Ndeye Ndaw and Awa Sy aren’t the typical college friends graduating together.
Sure they helped each other through difficult assignments, set up study times and pointed out which professors they liked the best.
But this mother-daughter duo also reminded each other that perseverance will allow you to reach your dream — even if you have to move halfway around the world to do it.
The two earned degrees from the University of Texas at Arlington on the same day this December. Ndaw completed her master’s in social work, while Sy earned her bachelor’s in communications.
Ndaw couldn’t hold back the tears when posing for pictures with her daughter after graduation — the two dressed in black caps and gowns trimmed with the university’s blue and orange.
She recalled how the path through college was anything but typical for the two, whose respective journeys were marked by political unrest, family responsibilities and medical concerns.
“It’s hard, but you have to never give up and take your own time to success,” Ndaw said. “It’s not what you sacrifice, but what you achieve when you work toward your goal.”
Ndaw, 52, grew up in Senegal. By the time she finished high school, the country was relatively stable but political tensions were often palpable. Her father wanted all nine of his children to study at a university, repeatedly saying, “Education is the key to success.”
But the political climate made it difficult for Ndaw. In the late 1980s, there were allegations of election fraud and sometimes violent clashes between government officials and protesters. Meanwhile, ethnic conflicts along the border had Senegal and Mauritania on the verge of war.
So she left the West African country and moved to the Ivory Coast, where she worked as a lab technician on an AIDS research project. Ndaw said much of her work was through the U.S. Embassy, which meant she and her husband could travel to America. The couple saw the opportunities here — particularly for college — so they applied for the hard-to-win immigration lottery.

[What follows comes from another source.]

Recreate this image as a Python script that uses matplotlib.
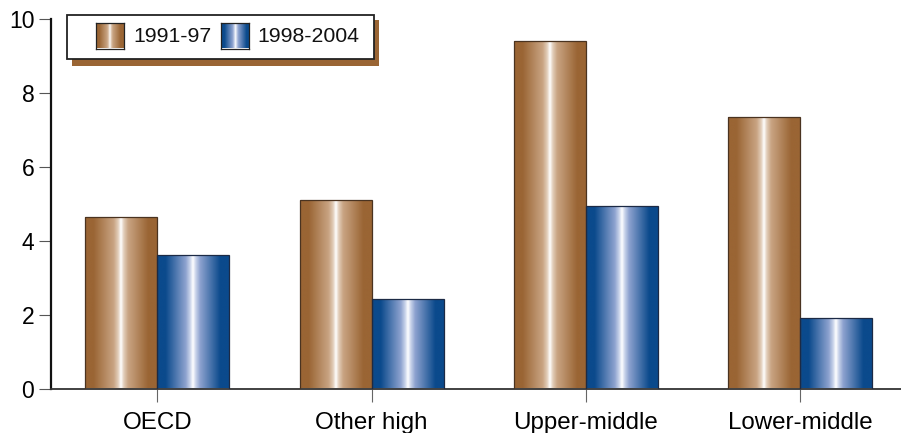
import numpy as np
import matplotlib
matplotlib.use("Agg")
import matplotlib.pyplot as plt
from matplotlib.colors import LinearSegmentedColormap
from matplotlib.patches import Rectangle

categories = ["OECD", "Other high", "Upper-middle", "Lower-middle"]
series_names = ["1991-97", "1998-2004"]
values_1991_97 = [4.65, 5.11, 9.41, 7.35]
values_1998_2004 = [3.62, 2.41, 4.95, 1.92]
y_ticks = [0, 2, 4, 6, 8, 10]

plt.rcParams['font.family'] = ['Liberation Sans', 'DejaVu Sans']

def make_cmap(edge, mid1, mid2, light):
    stops = [(0.0, edge), (0.12, edge), (0.40, mid1), (0.46, mid2), (0.5, light),
             (0.54, mid2), (0.60, mid1), (0.88, edge), (1.0, edge)]
    return LinearSegmentedColormap.from_list("g", stops, N=512)

brown_cmap = make_cmap("#9a6534", "#c9a483", "#e2cdb9", "#ffffff")
blue_cmap = make_cmap("#0b4a8c", "#8da2cf", "#c8d3ea", "#ffffff")
edge_cols = ["#4a3320", "#1c2a45"]
grad = np.linspace(0, 1, 512).reshape(1, -1)

fig = plt.figure(figsize=(9.01, 4.33), dpi=100)
ax = fig.add_axes([51/901, 44.5/433, 850/901, 369.5/433])

x = np.arange(len(categories))
w = 0.336
series = [values_1991_97, values_1998_2004]
cmaps = [brown_cmap, blue_cmap]
for i, (vals, cm) in enumerate(zip(series, cmaps)):
    offs = (i - 0.5) * w
    bars = ax.bar(x + offs, vals, width=w, facecolor="none",
                  edgecolor=edge_cols[i], linewidth=0.9, zorder=3)
    for b in bars:
        x0, y0 = b.get_x(), b.get_y()
        im = ax.imshow(grad, cmap=cm, aspect="auto",
                       extent=[x0, x0 + b.get_width(), y0, y0 + b.get_height()],
                       zorder=2, interpolation="bilinear")
        im.set_clip_path(b)

ax.set_xlim(-0.497, 3.471)
ax.set_ylim(0, 10)
ax.set_yticks(y_ticks)
ax.set_xticks(x)
ax.set_xticklabels(categories)
for s in ["top", "right"]:
    ax.spines[s].set_visible(False)
ax.spines["left"].set_linewidth(1.6)
ax.spines["left"].set_color("#111111")
ax.spines["bottom"].set_linewidth(1.3)
ax.spines["bottom"].set_color("#333333")
ax.tick_params(axis="y", length=9, width=0.8, color="#555555", pad=3,
               labelsize=16.5)
ax.tick_params(axis="x", length=9, width=0.8, color="#666666", pad=8,
               labelsize=17.4)

# legend (manual, figure pixel coords)
def px(xp, yp):
    return xp / 901, 1 - yp / 433

# shadow
sx, sy = px(72, 66)
fig.patches.append(Rectangle((sx, sy), (379 - 72) / 901, (66 - 20) / 433,
                             transform=fig.transFigure, facecolor="#9a6534",
                             edgecolor="none", zorder=5))
bx, by = px(67, 59)
fig.patches.append(Rectangle((bx, by), (374 - 67) / 901, (59 - 15) / 433,
                             transform=fig.transFigure, facecolor="white",
                             edgecolor="#222222", linewidth=1.3, zorder=6))
patch_x = [96, 221]
text_x = [133, 257]
for i, name in enumerate(series_names):
    lx, ly = px(patch_x[i], 48.5)
    lw_, lh_ = 28 / 901, 25.5 / 433
    ax_l = fig.add_axes([lx, ly, lw_, lh_], zorder=7)
    ax_l.imshow(grad, cmap=cmaps[i], aspect="auto", interpolation="bilinear")
    ax_l.set_xticks([]); ax_l.set_yticks([])
    for sp in ax_l.spines.values():
        sp.set_color("#222222"); sp.set_linewidth(0.9)
    tx, ty = px(text_x[i], 36)
    fig.text(tx, ty, name, fontsize=15.3, va="center", ha="left",
             color="#111111", zorder=8)

fig.savefig("out.png", dpi=100)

The diversity immigration visa lottery receives millions of applications each year. In 2018, for example, there were 14.7 million entries, but only about 50,000 were approved.
In 2003, Ndaw’s husband was selected in the lottery, so the family moved to New York briefly before settling in Irving. It was scary at first with no one but strangers around, Ndaw said.
Raising her three daughters was a priority for Ndaw, who worked as a technician for a blood bank. She had little free time.
When her kids were old enough to be more self-sufficient, she began taking classes at a community college. At first, it was just to work on improving her English writing skills. Ndaw kept telling herself to go just a little bit more to earn an associate’s degree. And then a little bit more to earn her bachelor’s.
Ndaw had her sights on a biology degree so she could continue work in the health field. But the French speaker struggled in advanced science classes, largely because of language gaps. She was disheartened but determined to find a fit. Then an adviser suggested social work, explaining how in such a career she could help patients navigate the complex health care system.
She had a new goal. And that meant juggling a full-time job, four or five classes and her family life. Often, she couldn’t tackle her homework until after the rest of the family went to bed. Sometimes she only had three hours of sleep.
“When everything got hard and I wanted to quit, I thought of my father. I did this for him,” Ndaw said, tearing up. “And for my children.”
Ndaw earned her bachelor’s in May 2018, and then set out on an advanced plan to go “just a bit further” toward a master’s.
Along the way, her daughter Sy graduated from high school and began studying at UT-Arlington, where she had a double major in the communications field studying public relations and journalism.
The two would take over the dining room table for studying. Sy would help her mother work on English skills. Ndaw would advise her daughter on which classes to take and which to avoid.
Sy enjoyed bonding with her mother over school work. It meant helping each other out. Sy, who still lives at home, would pitch in to cook or drive her younger sisters to school events.
The chaotic college life was more manageable because they had each other, Sy said. But it could get awkward. She recalled walking across campus one day and suddenly spotting her mother deep in conversation with a group of young students.
“It was funny for a moment because I saw her and she was just this regular college student,” Sy said. “But then she saw me and just beamed like a mom and yelled, ‘Awa! Awa! Come meet my friends!’”
Sy, 23, faced her own challenges as she worked toward her degree. She has Crohn’s disease and was hospitalized for most of November 2018 because of complications. That semester was a wash.
Though frustrated, Sy said she never considered quitting — just adapting. She dropped one of her majors so her graduation would only be delayed one semester.
“My mother taught me that you can always push through and do things on your own time and in your own way,” she said.
The change meant Sy would cross the stage the same day as Ndaw. She’d brag to anyone who asked about her own graduation that the day was even more important because her mom was earning a master’s.
Their constant focus on academics inspired Ndaw’s husband — Cheikh Sy — to go back to school to study computer engineering. He’ll be attending UT-Arlington with the couple’s second oldest, who learned she was accepted to the university while the family was at the graduation services.
While graduation day was theirs to share, Ndaw could not stop bragging on her daughter’s accomplishments and boasting that Sy would soon be starting an internship at a Dallas public relations firm.
“I’m just really proud of her,” Ndaw said. “She knows the things I brought with me from my parents — the belief that education is everything. And I know that she and all my daughters can do anything.”